The outreach programme, which began in April 1991, became the centre of ACT'S educational activities. It aimed to create a healthy awareness of the nature and spread of HIV, and to promote compassionate attitudes towards those already infected with HIV. On Tuesday and Saturday afternoons, trained volunteers carried out house-to-house visits in order to contact, inform, educate and stimulate behaviour change among community members at risk of HIV infection because of high-risk behaviours. The volunteers carried supplies of attractively designed educational materials (a booklet, bookmarks and stickers), which at first glance had no obvious connection with AIDS. This made it easier for people to accept and use the materials. A nurse also accompanied the outreach team to take blood, after on-the-spot counselling, from those wishing to be tested for HIV. The result of the test was communicated to the person at the ACT Center, after further counselling.
A special aspect of the outreach programme consisted of contacting locally-based female sex workers through the owners or managers of the brothels where they lived and worked. ACT made contact with the owners by asking the brothel staff whether the management would allow the young women to receive counselling and voluntary testing. This was done in the spirit of helping them and their employees. Several brothel owners subsequently referred their sex workers for testing at the clinic.

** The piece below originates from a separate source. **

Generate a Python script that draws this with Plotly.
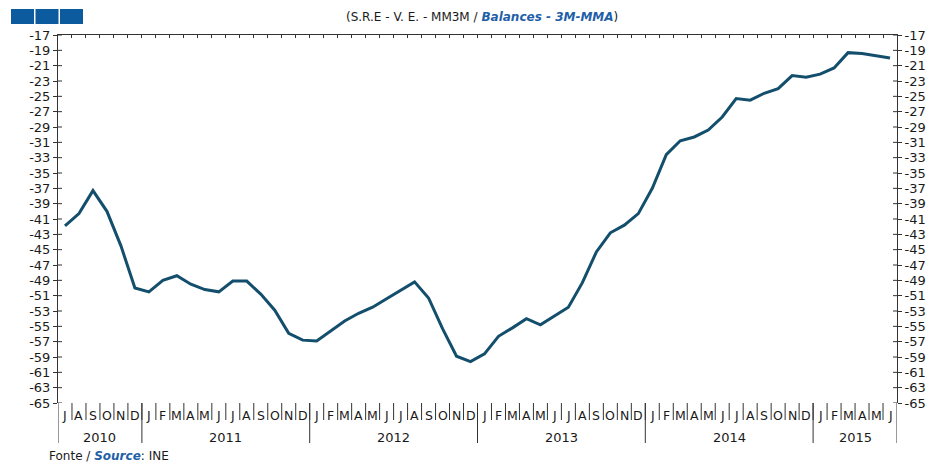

There was a growing group of NGOs which, though not providing AIDS services, opened their doors to people affected by AIDS in one way or another. World Concern had begun a forum where Christian organisations met every other month to discuss relevant issues and to coordinate efforts. But although individuals might realise that they needed help, they refused to be referred due to the fear of being 'found out'. Wherever possible, ACT did refer individuals to other organisations, including the House of Hope (a halfway house for recovering drug addicts); House of Peace (a home for teenage commercial sex workers); ACET (providing follow-up care for PWAs); Christian Outreach (providing a paediatric AIDS programme and orphanage); and to Duang Prateep.
BUILDING ON THE ACHIEVEMENTS
Over the 18 months since they started, ACT had covered a lot of ground in their work with the Klong Toey communities and were proud of their achievements. A report of their progress covering the period from November 1990 to July 1991 showed that an impressive amount had been achieved in the areas of HIV/AIDS information, education, counselling and testing. (See Exhibit 1.)
The ACT programme was still at the stage of creating widespread public awareness of the nature and extent of the AIDS epidemic within the Klong Toey neighbourhood. During the next stage, ACT intended to initiate specific activities aimed at reducing the spread of the epidemic and meeting the most urgent needs of HIV-infected individuals and their families. Strategies they were considering included, for example, peer education among high-risk groups such as female prostitutes and injecting drug users, and the training of local volunteers to work with other sections of the community, including people with HIV/AIDS and their families.